= Subadditive set function =

In mathematics, a subadditive set function is a set function whose value, informally, has the property that the value of function on the union of two sets is at most the sum of values of the function on each of the sets. This is thematically related to the subadditivity property of real-valued functions.

== Definition ==
Let $\Omega$ be a set and $f \colon 2^{\Omega} \rightarrow \mathbb{R}$ be a set function, where $2^\Omega$ denotes the power set of $\Omega$. The function f is subadditive if for each subset $S$ and $T$ of $\Omega$, we have $f(S) + f(T) \geq f(S \cup T)$. Note that by substitution of $T=S$ into the defining equation, it follows that $f(S) \ge 0$ for all $S$.

== Examples of subadditive functions ==

Everyday example of sigma sub-additivity: when sand is mixed with water, the bulk volume of the mixture is smaller than the sum of the individual volumes, as the water can lodge in the spaces between the sand grains. A similar situation with a different mechanism occurs when ethanol is mixed with water, see apparent molar property.

Every non-negative submodular set function is subadditive (the family of non-negative submodular functions is strictly contained in the family of subadditive functions).

The function that counts the number of sets required to cover a given set is subadditive. Let $T_1, \dotsc, T_m \subseteq \Omega$ such that $\cup_{i=1}^m T_i=\Omega$. Define $f$ as the minimum number of subsets required to cover a given set. Formally, $f(S)$ is the minimum number $t$ such that there are sets $T_{i_1}, \dotsc, T_{i_t}$ satisfying $S\subseteq \cup_{j=1}^t T_{i_j}$. Then $f$ is subadditive.

The maximum of additive set functions is subadditive (dually, the minimum of additive functions is superadditive). Formally, for each $i \in \{1, \dotsc, m\}$, let $a_i \colon \Omega \to \mathbb{R}$ be additive set functions. Then $f(S)=\max_{i} a_i(S)$ is a subadditive set function.

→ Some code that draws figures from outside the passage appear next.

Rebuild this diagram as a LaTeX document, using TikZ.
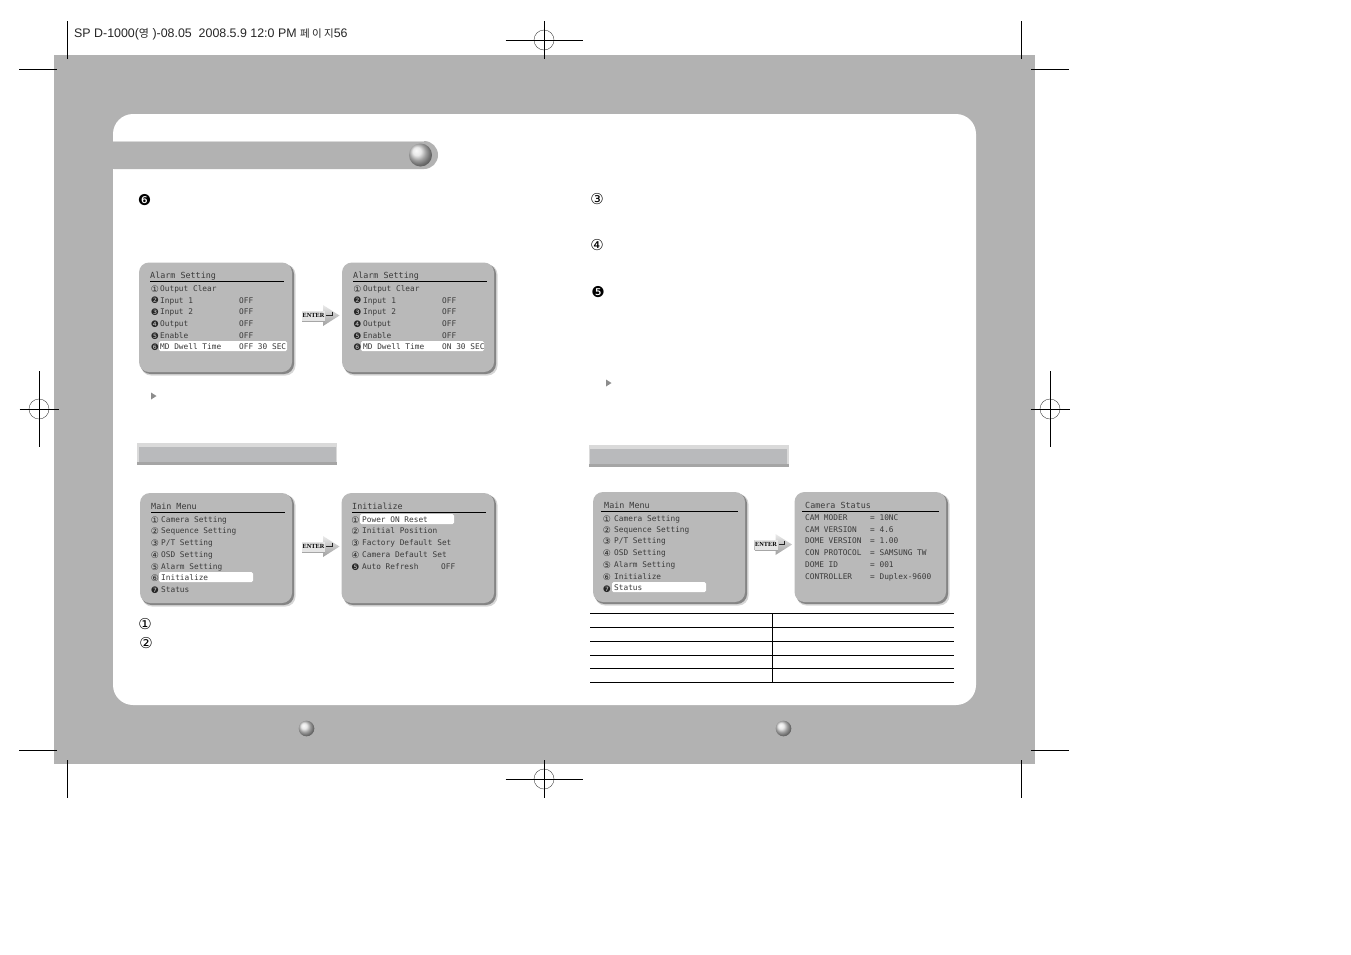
\documentclass[tikz,border=0pt]{standalone}
\usepackage{fontspec}
\setmainfont{Liberation Sans}
\newfontfamily\osdfont{DejaVu Sans Mono}
\newfontfamily\glyphfont{DejaVu Sans}
\newfontfamily\cjkfont{Noto Sans CJK KR}
\newfontfamily\enterfont{Liberation Serif}
\definecolor{pagegray}{HTML}{B2B2B2}
\definecolor{panelgray}{HTML}{B9B9B9}
\definecolor{panelshadow}{HTML}{858585}
\definecolor{panelhalo}{HTML}{D6D6D6}
\definecolor{osdtext}{HTML}{3A3A3A}
\definecolor{barfill}{HTML}{B9BABC}
\definecolor{barlight}{HTML}{DADADA}
\definecolor{bardark}{HTML}{A5A5A5}
\newcounter{itemno}
\tikzset{
  x=1pt,y=-1pt,
  panelbox/.style={fill=panelgray,rounded corners=10pt},
  panelback/.style={fill=panelshadow,rounded corners=10pt},
  panelglow/.style={fill=panelhalo,rounded corners=10pt},
  cropline/.style={draw=black,line width=0.9pt},
  regcircle/.style={draw=black!75,line width=0.4pt},
  osd/.style={inner sep=0pt,anchor=base west,text=osdtext,font=\osdfont\fontsize{7.8}{9}\selectfont},
  osdtitle/.style={osd,font=\osdfont\fontsize{8.4}{10}\selectfont},
  numsmall/.style={inner sep=0pt,anchor=center,text=black!85,font=\glyphfont\fontsize{9}{9}\selectfont},
  numbig/.style={inner sep=0pt,anchor=center,text=black,font=\glyphfont\fontsize{15}{15}\selectfont},
  sphere/.style={ball color=black!12,draw=none},
  tabline/.style={draw=black,line width=0.8pt},
}
\newcommand{\panelat}[4]{%
  \path[panelglow] (#1+2,#2+2) rectangle (#3+3.5,#4+3.5);
  \path[panelback] (#1+1.5,#2+1.5) rectangle (#3+2,#4+2);
  \path[panelbox] (#1,#2) rectangle (#3,#4);}
\newcommand{\txt}[3]{\stepcounter{itemno}\node[osd] (t\arabic{itemno}) at (#1,#2+3) {#3};}
\newcommand{\ttl}[3]{\stepcounter{itemno}\node[osdtitle] (t\arabic{itemno}) at (#1,#2+3) {#3};}
\newcommand{\numo}[3]{\stepcounter{itemno}\node[numsmall] (t\arabic{itemno}) at (#1,#2) {#3};}
\newcommand{\numb}[3]{\stepcounter{itemno}\node[numbig] (t\arabic{itemno}) at (#1,#2) {#3};}
\newcommand{\hilite}[4]{\fill[white,rounded corners=1.5pt] (#1,#2) rectangle (#3,#4);}
\newcommand{\rulel}[3]{\draw[black,line width=0.8pt] (#1,#3) -- (#2,#3);}
\newcommand{\enterarrow}[2]{%
  \begin{scope}[shift={(#1,#2)}]
    \shade[top color=white!92!black,bottom color=black!38]
      (0,6) -- (21,6) -- (21,0) -- (37.5,10.5) -- (21,21) -- (21,16) -- (0,16) -- cycle;
    \fill[black!10] (0,6) rectangle (23,16);
    \fill[black!35] (0,15.5) rectangle (23,17);
    \stepcounter{itemno}
    \node[inner sep=0pt,anchor=west,text=black,font=\enterfont\bfseries\fontsize{6.3}{7}\selectfont] (t\arabic{itemno}) at (0.5,10.8) {ENTER};
    \draw[black!85,line width=0.7pt] (24,10.7) -- (30,10.7) -- (30,7);
  \end{scope}}
\newcommand{\regmarkh}[2]{%
  \draw[regcircle] (#1,#2) circle (10);
  \draw[cropline] (#1-38.5,#2) -- (#1+38.5,#2);
  \draw[cropline] (#1,#2-19) -- (#1,#2+19);}
\newcommand{\regmarkv}[2]{%
  \draw[regcircle] (#1,#2) circle (10);
  \draw[cropline] (#1-19.5,#2) -- (#1+19.5,#2);
  \draw[cropline] (#1,#2-38) -- (#1,#2+38);}
\newcommand{\sectionbar}[2]{%
  \fill[barlight] (#1,#2) rectangle (#1+200,#2+22);
  \fill[barfill] (#1+1.5,#2+3.5) rectangle (#1+198.5,#2+19);
  \fill[bardark] (#1,#2+19) rectangle (#1+200,#2+22);}
\newcommand{\smalltri}[2]{\fill[black!45] (#1,#2) -- (#1+5.5,#2+3.5) -- (#1,#2+7) -- cycle;}
\begin{document}
\begin{tikzpicture}
\useasboundingbox (0,0) rectangle (1351,954);
\fill[white] (0,0) rectangle (1351,954);
% page
\fill[pagegray] (54,55) rectangle (1035,764);
\fill[white,rounded corners=20pt] (113,114) rectangle (976,705);
\fill[pagegray,rounded corners=14pt] (100,141) rectangle (438,169);
\fill[pagegray] (100,141) rectangle (113,169);
\draw[white!85!black,line width=0.6pt] (113,141) -- (424,141);
\shade[sphere] (420.5,155) circle (11.5);
\shade[sphere] (306.5,728.5) circle (7.8);
\shade[sphere] (783.5,728.5) circle (7.8);
% crop marks
\node[inner sep=0pt,anchor=base west,text=black!85,font=\fontsize{12.4}{14}\selectfont] (slug) at (74,37)
  {SP D-1000({\cjkfont\fontsize{11}{14}\selectfont 영} )-08.05\ \ 2008.5.9 12:0 PM {\cjkfont\fontsize{10.5}{14}\selectfont 페 이 지}56};
\draw[cropline] (67,21) -- (67,59);
\draw[cropline] (19,69) -- (57,69);
\draw[cropline] (1021,21) -- (1021,59);
\draw[cropline] (1031,69) -- (1069,69);
\draw[cropline] (67,760) -- (67,798);
\draw[cropline] (19,750) -- (57,750);
\draw[cropline] (1021,760) -- (1021,798);
\draw[cropline] (1031,750) -- (1069,750);
\regmarkh{544}{40}
\regmarkh{544}{779}
\regmarkv{39}{409}
\regmarkv{1050}{409}
% large markers
\numb{144.5}{200}{❻}
\numb{597}{199}{③}
\numb{597}{245}{④}
\numb{598}{292}{❺}
\numb{145}{624}{①}
\numb{146}{643}{②}
\smalltri{151}{392.5}
\smalltri{606}{379.5}
% section bars
\sectionbar{137}{443}
\sectionbar{588.5}{445}
% panel A
\panelat{139}{262.5}{292}{372}
\hilite{159}{341}{287}{351}
\ttl{150}{275}{Alarm Setting}
\rulel{150}{284}{281.5}
\numo{155}{289}{①}\txt{160}{288}{Output Clear}
\numo{155}{300.5}{❷}\txt{160}{300}{Input 1}\txt{239}{300}{OFF}
\numo{155}{312}{❸}\txt{160}{311}{Input 2}\txt{239}{311}{OFF}
\numo{155}{324}{❹}\txt{160}{323}{Output}\txt{239}{323}{OFF}
\numo{155}{336}{❺}\txt{160}{335}{Enable}\txt{239}{335}{OFF}
\numo{155}{347.5}{❻}\txt{160}{346}{MD Dwell Time}\txt{239}{346}{OFF 30 SEC}
% panel B
\panelat{342}{262.5}{494}{372}
\hilite{361}{341}{484}{351}
\ttl{353}{275}{Alarm Setting}
\rulel{353}{487}{281.5}
\numo{357.5}{289}{①}\txt{363}{288}{Output Clear}
\numo{357.5}{300.5}{❷}\txt{363}{300}{Input 1}\txt{442}{300}{OFF}
\numo{357.5}{312}{❸}\txt{363}{311}{Input 2}\txt{442}{311}{OFF}
\numo{357.5}{324}{❹}\txt{363}{323}{Output}\txt{442}{323}{OFF}
\numo{357.5}{336}{❺}\txt{363}{335}{Enable}\txt{442}{335}{OFF}
\numo{357.5}{347.5}{❻}\txt{363}{346}{MD Dwell Time}\txt{442}{346}{ON 30 SEC}
\enterarrow{302}{305}
% panel C
\panelat{140}{493}{292}{603}
\hilite{159}{572}{253}{582}
\ttl{151}{506}{Main Menu}
\rulel{151}{285}{512.5}
\numo{155}{520.5}{①}\txt{161}{519.5}{Camera Setting}
\numo{155}{531.5}{②}\txt{161}{530.5}{Sequence Setting}
\numo{155}{543.5}{③}\txt{161}{542.5}{P/T Setting}
\numo{155}{555.5}{④}\txt{161}{554.5}{OSD Setting}
\numo{155}{567}{⑤}\txt{161}{566}{Alarm Setting}
\numo{155}{578.5}{⑥}\txt{161}{577.5}{Initialize}
\numo{155}{590.5}{❼}\txt{161}{589.5}{Status}
% panel D
\panelat{341.5}{493}{494}{603}
\hilite{360}{514}{454}{524}
\ttl{352}{506}{Initialize}
\rulel{352}{486}{512.5}
\numo{355.5}{520.5}{①}\txt{362}{519.5}{Power ON Reset}
\numo{355.5}{531.5}{②}\txt{362}{530.5}{Initial Position}
\numo{355.5}{543.5}{③}\txt{362}{542.5}{Factory Default Set}
\numo{355.5}{555.5}{④}\txt{362}{554}{Camera Default Set}
\numo{355.5}{567}{❺}\txt{362}{566}{Auto Refresh}\txt{441}{566}{OFF}
\enterarrow{302}{536}
% panel E
\panelat{593}{492}{745}{602}
\hilite{612}{582}{706}{592}
\ttl{604}{505}{Main Menu}
\rulel{601}{738}{511.5}
\numo{607}{519}{①}\txt{614}{518}{Camera Setting}
\numo{607}{530.5}{②}\txt{614}{529.5}{Sequence Setting}
\numo{607}{541.5}{③}\txt{614}{540.5}{P/T Setting}
\numo{607}{553.5}{④}\txt{614}{552.5}{OSD Setting}
\numo{607}{565.5}{⑤}\txt{614}{564.5}{Alarm Setting}
\numo{607}{577}{⑥}\txt{614}{576.5}{Initialize}
\numo{607}{589.5}{❼}\txt{614}{587.5}{Status}
% panel F
\panelat{794.5}{492}{946}{602}
\ttl{805}{505}{Camera Status}
\rulel{802}{939}{511.5}
\txt{805}{517.5}{CAM MODER}\txt{870}{517.5}{= 10NC}
\txt{805}{529}{CAM VERSION}\txt{870}{529}{= 4.6}
\txt{805}{540}{DOME VERSION}\txt{870}{540}{= 1.00}
\txt{805}{552}{CON PROTOCOL}\txt{870}{552}{= SAMSUNG TW}
\txt{805}{564}{DOME ID}\txt{870}{564}{= 001}
\txt{805}{576}{CONTROLLER}\txt{870}{576}{= Duplex-9600}
\enterarrow{754.5}{534}
% table
\draw[tabline] (590,613.5) -- (954,613.5);
\draw[tabline] (590,627.5) -- (954,627.5);
\draw[tabline] (590,641.5) -- (954,641.5);
\draw[tabline] (590,655.5) -- (954,655.5);
\draw[tabline] (590,668.5) -- (954,668.5);
\draw[tabline] (590,682.5) -- (954,682.5);
\draw[tabline] (772.5,613.5) -- (772.5,682.5);
\end{tikzpicture}
\end{document}
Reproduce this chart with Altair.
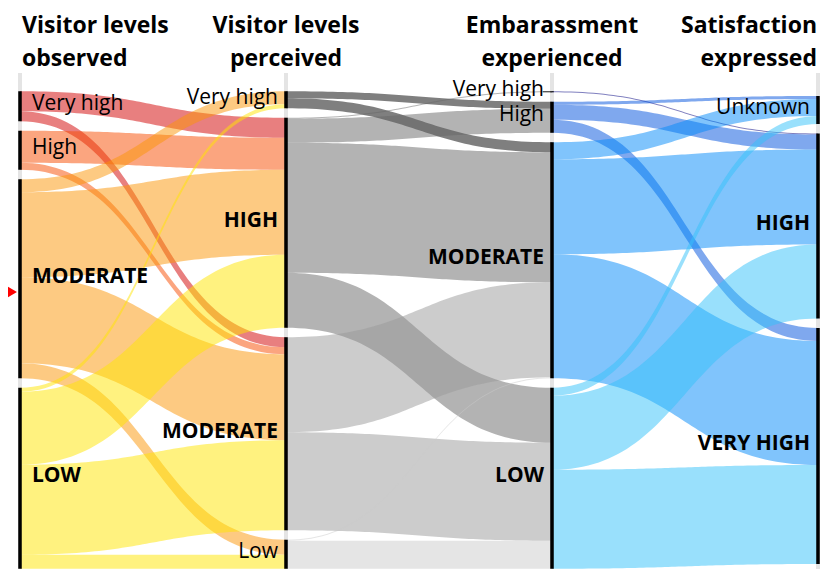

Fractionally subadditive set functions are a generalization of submodular functions and a special case of subadditive functions. A subadditive function $f$ is furthermore fractionally subadditive if it satisfies the following definition. For every $S \subseteq \Omega$, every $X_1, \dotsc, X_n \subseteq \Omega$, and every $\alpha_1, \dotsc, \alpha_n \in [0, 1]$, if $1_S \leq \sum_{i=1}^n \alpha_i 1_{X_i}$, then $f(S) \leq \sum_{i=1}^n \alpha_i f(X_i)$. The set of fractionally subadditive functions equals the set of functions that can be expressed as the maximum of additive functions, as in the example in the previous paragraph.